SETA > Video |

Paralel Yapıya Operasyon ve Mağduriyet Söylemi

SETA Siyaset Araştırmaları Direktörü Hatem Ete, paralel yapılanmaya ilişkin yargı süreci selametle gerçekleşirse, yapının mağduriyet söylemine kaynaklık eden retoriğinden vazgeçmek durumunda kalacağını belirtti.

Türkiye çapında 22 ilde aynı anda başlatılan ve 100’den fazla emniyet görevlisinin gözaltına alındığı Paralel Yapı Operasyonu’nu Kanal 24 ekranlarında yayınlanan Siyaset 24 programında değerlendiren SETA Siyaset Araştırmaları Direktörü Hatem Ete, paralel yapının 30 Mart seçimlerinde bir sonuç alamamasının avantajlarının yaşandığı değerlendirmesinde bulundu. Gelinen süreçte, bu kadar fazla parmak izi bırakan bir yapının geriye dönüp bakması ve geri çekilmesi gerektiği değerlendirmesinde bulunan Ete, “Kamuoyunun gözü önünde bir mağduriyet söylemine başvurdular. Daha önce kullanmaktan imtina ettikleri kadar çok fazla dini argüman kullanarak, hak, hukuk, adalet, zalimlik, mazlumluk, mağduriyet ve benzeri şeylerle bol ayetli, bol hadisli argümanlarla, bir şekilde sahip oldukları inançlardan ötürü devletle bir problemleri varmış izlenimi uyandırarak, bütün varlıklarıyla eski teşebbüslerini sürdürmeye devam ettiler.” dedi.

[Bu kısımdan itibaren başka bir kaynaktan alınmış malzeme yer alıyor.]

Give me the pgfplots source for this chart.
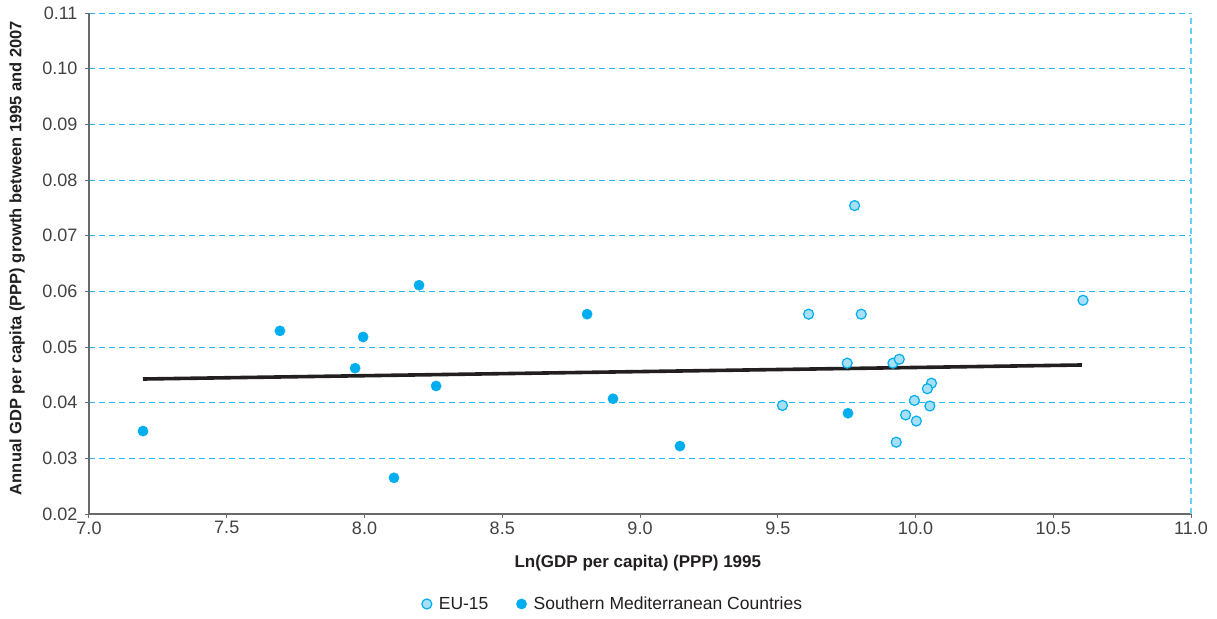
\documentclass[border=0pt]{standalone}
\usepackage{fontspec}
\setmainfont{Liberation Sans}
\usepackage{pgfplots}
\pgfplotsset{compat=1.18}
\definecolor{cyanC}{RGB}{0,174,239}
\definecolor{lightC}{RGB}{166,223,246}
\definecolor{gridC}{RGB}{40,185,240}
\definecolor{axisC}{RGB}{105,105,105}
\definecolor{txtC}{RGB}{35,31,32}
\begin{document}
\begin{tikzpicture}
\begin{axis}[
  at={(0pt,0pt)}, anchor=south west,
  scale only axis, width=1102pt, height=501pt,
  xmin=7, xmax=11, ymin=0.02, ymax=0.11,
  xtick={7,7.5,8,8.5,9,9.5,10,10.5,11},
  ytick={0.02,0.03,0.04,0.05,0.06,0.07,0.08,0.09,0.10,0.11},
  axis x line*=bottom, axis y line*=left,
  axis line style={axisC, line width=1.3pt},
  tick style={axisC, line width=1pt},
  tick align=outside, major tick length=4pt,
  ymajorgrids,
  major grid style={gridC, dash pattern=on 6pt off 4pt, line width=0.9pt},
  extra x ticks={11}, extra x tick labels={},
  extra x tick style={xmajorgrids=true, major tick length=0pt,
     major grid style={gridC!70, dash pattern=on 6pt off 4pt, line width=1.6pt}},
  /pgf/number format/assume math mode=true,
  xticklabel style={/pgf/number format/.cd, fixed, fixed zerofill, precision=1},
  yticklabel style={xshift=-4pt, /pgf/number format/.cd, fixed, fixed zerofill, precision=2},
  ticklabel style={font=\fontsize{18}{20}\selectfont, text=txtC!85},
  xlabel={\textbf{Ln(GDP per capita) (PPP) 1995}},
  ylabel={\textbf{Annual GDP per capita (PPP) growth between 1995 and 2007}},
  every axis x label/.style={at={(axis description cs:0.498,-0.098)}, anchor=center,
     font=\fontsize{17}{20}\selectfont, text=txtC},
  every axis y label/.style={at={(axis description cs:-0.0653,0.511)}, rotate=90, anchor=center,
     font=\fontsize{16.5}{20}\selectfont, text=txtC},
  legend style={at={(axis description cs:0.4755,-0.1796)}, anchor=center, draw=none,
     font=\fontsize{17.5}{20}\selectfont, text=txtC, legend columns=2,
     /tikz/every odd column/.append style={column sep=5pt},
     /tikz/every even column/.append style={column sep=26pt}},
  legend cell align=left,
  clip=false,
]
\addplot[only marks, mark=*, mark size=5pt, mark options={draw=cyanC, fill=lightC, line width=1.2pt}]
coordinates {
(9.779,0.0754) (9.612,0.0559) (9.803,0.0559) (10.608,0.0584)
(9.752,0.0471) (9.918,0.0471) (9.941,0.0478) (10.058,0.0435)
(10.043,0.0425) (9.996,0.0404) (10.052,0.0394) (9.964,0.0378)
(10.003,0.0367) (9.930,0.0329) (9.517,0.0395)
};
\addlegendentry{EU-15}
\addplot[only marks, mark=*, mark size=5.1pt, mark options={draw=cyanC, fill=cyanC, line width=0.5pt}]
coordinates {
(7.196,0.0349) (7.693,0.0529) (7.966,0.0462) (7.995,0.0518)
(8.107,0.0265) (8.198,0.0611) (8.260,0.0430) (8.808,0.0559)
(8.902,0.0407) (9.145,0.0322) (9.755,0.0381)
};
\addlegendentry{Southern Mediterranean Countries}
\addplot[txtC, line width=3.6pt, forget plot] coordinates {(7.196,0.04425) (10.604,0.04677)};
\end{axis}
\pgfresetboundingbox
\useasboundingbox (-89pt,-104pt) rectangle (1128pt,514pt);
\end{tikzpicture}
\end{document}
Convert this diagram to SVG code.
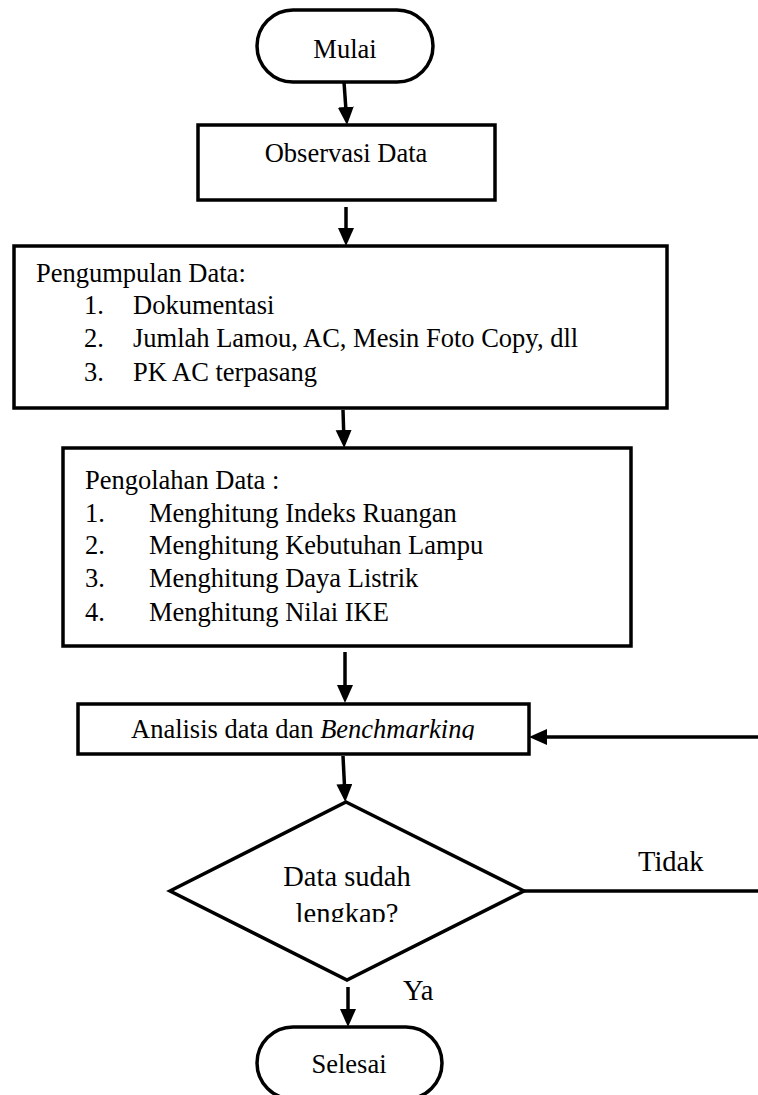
<svg xmlns="http://www.w3.org/2000/svg" width="758" height="1095" viewBox="0 0 758 1095">
<style>
.box{fill:#fff;stroke:#000;stroke-width:3.5}
.t{font-family:"Liberation Serif","Times New Roman",serif;font-size:26.5px;fill:#000}
.tl{font-family:"Liberation Serif","Times New Roman",serif;font-size:28.5px;fill:#000}
.c{text-anchor:middle}
.ln{stroke:#000;stroke-width:3.5;fill:none}
</style>
<defs>
<marker id="ah" markerUnits="userSpaceOnUse" markerWidth="18" markerHeight="18" refX="12" refY="8" orient="auto">
<path d="M0,0 L18,8 L0,16 z" fill="#000"/>
</marker>
<clipPath id="clipA"><rect x="0" y="0" width="758" height="740"/></clipPath>
<clipPath id="clipD"><rect x="0" y="0" width="758" height="922"/></clipPath>
</defs>
<g id="connectors">
<line class="ln" x1="344" y1="82" x2="346.6" y2="119" marker-end="url(#ah)"/>
<line class="ln" x1="346" y1="207" x2="346" y2="240" marker-end="url(#ah)"/>
<line class="ln" x1="343" y1="410" x2="344" y2="442" marker-end="url(#ah)"/>
<line class="ln" x1="345" y1="652" x2="345" y2="697" marker-end="url(#ah)"/>
<line class="ln" x1="343" y1="756" x2="345" y2="796" marker-end="url(#ah)"/>
<line class="ln" x1="348" y1="987" x2="348" y2="1021" marker-end="url(#ah)"/>
<line class="ln" x1="758" y1="737" x2="535" y2="737" marker-end="url(#ah)"/>
<line class="ln" x1="524" y1="891" x2="758" y2="891"/>
<text class="tl" x="638" y="871">Tidak</text>
<text class="tl" x="403" y="1000">Ya</text>
</g>
<g id="mulai">
<rect class="box" x="257" y="10" width="176" height="72" rx="36" ry="36"/>
<text class="t c" x="345" y="58">Mulai</text>
</g>
<g id="observasi">
<rect class="box" x="198" y="125" width="297" height="75"/>
<text class="t c" x="346" y="162">Observasi Data</text>
</g>
<g id="pengumpulan">
<rect class="box" x="14" y="246" width="653" height="162"/>
<text class="t" x="36" y="282">Pengumpulan Data:</text>
<text class="t" x="84" y="314">1.</text><text class="t" x="133" y="314">Dokumentasi</text>
<text class="t" x="84" y="347">2.</text><text class="t" x="133" y="347">Jumlah Lamou, AC, Mesin Foto Copy, dll</text>
<text class="t" x="84" y="381">3.</text><text class="t" x="133" y="381">PK AC terpasang</text>
</g>
<g id="pengolahan">
<rect class="box" x="63" y="448" width="568" height="198"/>
<text class="t" x="85" y="489">Pengolahan Data :</text>
<text class="t" x="85" y="522">1.</text><text class="t" x="149" y="522">Menghitung Indeks Ruangan</text>
<text class="t" x="85" y="554">2.</text><text class="t" x="149" y="554">Menghitung Kebutuhan Lampu</text>
<text class="t" x="85" y="587">3.</text><text class="t" x="149" y="587">Menghitung Daya Listrik</text>
<text class="t" x="85" y="621">4.</text><text class="t" x="149" y="621">Menghitung Nilai IKE</text>
</g>
<g id="analisis">
<rect class="box" x="78" y="704" width="451" height="50"/>
<text class="t" x="131" y="738" clip-path="url(#clipA)">Analisis data dan <tspan font-style="italic">Benchmarking</tspan></text>
</g>
<g id="keputusan">
<polygon class="box" points="346,802 524,891 347,980 170,891"/>
<g clip-path="url(#clipD)">
<text class="tl c" x="347" y="886">Data sudah</text>
<text class="tl c" x="347" y="923">lengkap?</text>
</g>
</g>
<g id="selesai">
<rect class="box" x="257" y="1027" width="185" height="72" rx="36" ry="36"/>
<text class="t c" x="349" y="1073">Selesai</text>
</g>
</svg>
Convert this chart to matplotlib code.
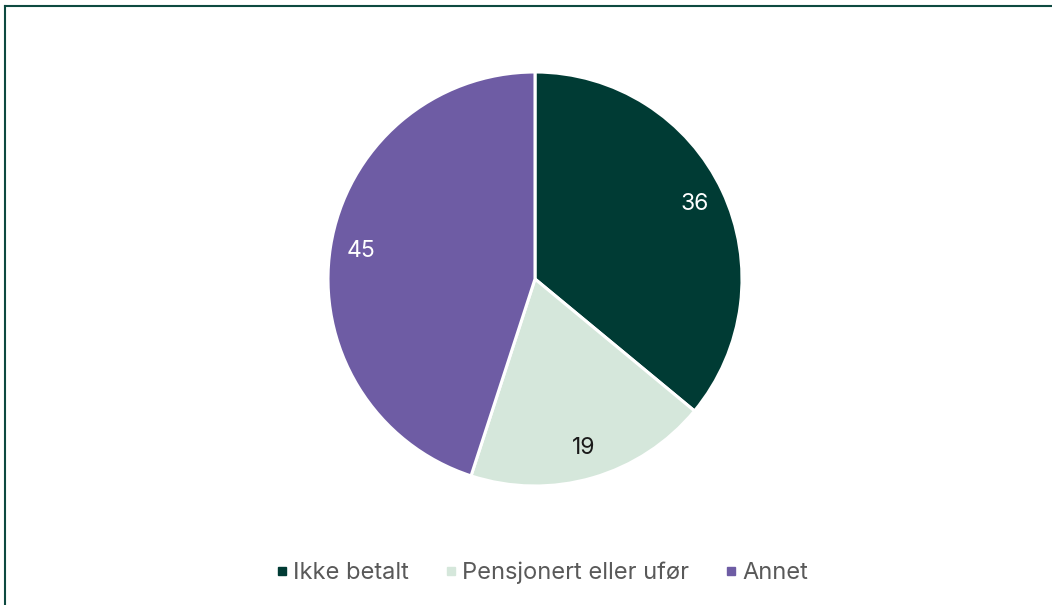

Konuşmasının devamında, paralel yapı meselesine dair ilk defa bir retoriğin ötesine geçilip somut bir şekilde yargı karşısına çıkarılan bir eylemle karşı karşıya olunduğunu belirten Ete, konuşmasını şu sözlerle sürdürdü: “Dün içeriye alınan kişilerin bir kısmını Hrant Dink olayından hatırlıyoruz. Bir kısmını Zirve katliamı davasındaki müdahilliği ile hatırlıyoruz. Bir kısmını 7 Şubat’tan hatırlıyoruz. Bir kısmını 17 Aralık, 25 Aralık operasyonlarından hatırlıyoruz. Şunu net olarak görmemiz lazım, bu tür operasyonlar sayıları binleri bulan kişilerle hayata geçen operasyonlar olmuyor zaten. Devletin kritik kurumlarında sayısı elliyi bulmayan kişilerin birbirleriyle entegre olarak yürüttükleri projelerle hayata geçiyor. Dün tam da bu aktörlere yönelik ciddi bir operasyonun yapıldığı anlaşılıyor. Önümüzdeki dönemde eğer bu selametle soruşturulabilirse, bence bütünüyle bu mağduriyet söylemine kaynaklık eden retorikten vazgeçilmek durumunda kalınır. Bu mağduriyet söylemine gerekçe teşkil edebilecek eylemlerden de geri durulmaya başlanır.”